Si hay muertos deshechos en la acera, si hay niños degollados o estamos exagerando qué vamos a hacerle. Siempre los hubo. No me llores. Quién ha conocido una Europa sin guerra, fría o caliente. África sin pobreza. Israel y Palestina sin barbarie. Y mucho peor que ahora.

Así que sigue. Nadie va a resucitar si te callas, si no escribes, si no grabas y te vas. Da igual. Opina. Escribe. Graba. El titular, el tuit, cuanto más impactante, mejor. Corto. Duro. Nadie va a leer nada más allá. Pero el mío primero. A correr. Estos textos largos ya no se llevan. Afortunadamente. Espero que nadie haya llegado hasta esta línea.

La nueva revolución periodística, la tercera, consiste en convertir a todos los lectores, oyentes, espectadores, a toda la gente, al periodismo sin alma. Si es que hubo algún otro. Todos son redactores y cámaras. Conste que se han presentado voluntarios todos esos del móvil. Entusiastas. Como si fueran zombies que se contagian con un mordisco. Nadie sabe quién empezó primero, el paciente cero. Ellos, los de la calle, los usuarios, dicen despreciar el periodismo convencional. Les sobran los motivos para desconfiar y alejarse pero resulta que pretenden ocupar su lugar y lo imitan con la mayor zafiedad. Lo superan en crueldad.

Al final van a tener razón mis compañeros de clase, juergas y partidos, los de mi edad. Hemos ido a peor. Mucho. Qué tiempos aquellos. Me rindo. Tienen razón. Puede que fuera sólo porque no teníamos la manguera de regar heces sobre todos los que nos caen cerca (lista de contactos) pero antes esto no pasaba. Porque no podía pasar, quizás. Puede ser. Pero el fact es que ahora pasa.

Probablemente tengamos, todos, cada uno, la capacidad de elegir, la responsabilidad de decidir qué vemos, qué leemos, qué decimos, qué grabamos, qué fotografiamos, enviamos y reenviamos. La tenemos. Pero cuando llega el momento espeluznante del desconcierto, cuando vemos el pánico tumbado en la acera, con el autobús delante, decidimos compartir y consentir, en vez de sentir y huir.

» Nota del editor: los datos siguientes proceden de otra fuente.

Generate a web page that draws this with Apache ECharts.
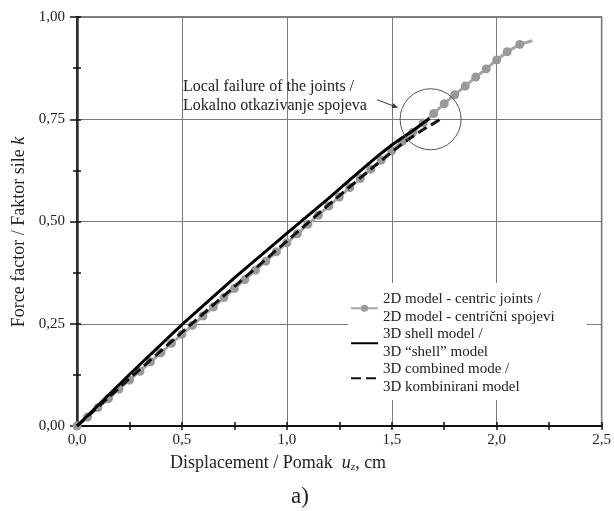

Por cierto, no son niños, ni jóvenes, los más entregados a esta nueva forma de los viejos vicios. Entre los adictos a clavar la mirada en el gélido cristal templado, entre los esclavos del dedo gordo, son mayoría los que cumplieron los 30, 40, 50 hace muchos veranos. Por no escupir hacia arriba. Ni hacia abajo.

Unos y otros lo hacen sin darse cuenta, como un reflejo, sin mala intención, dirán algunos. Puede ser. De acuerdo. Como se hace todo lo peor. Será que antes no podíamos, no teníamos, y ahora sí. Pero los más viejos del lugar tendremos derecho a lamentarlo, a lamentarnos y maldecirnos. Para nada, claro. Ya lo sé.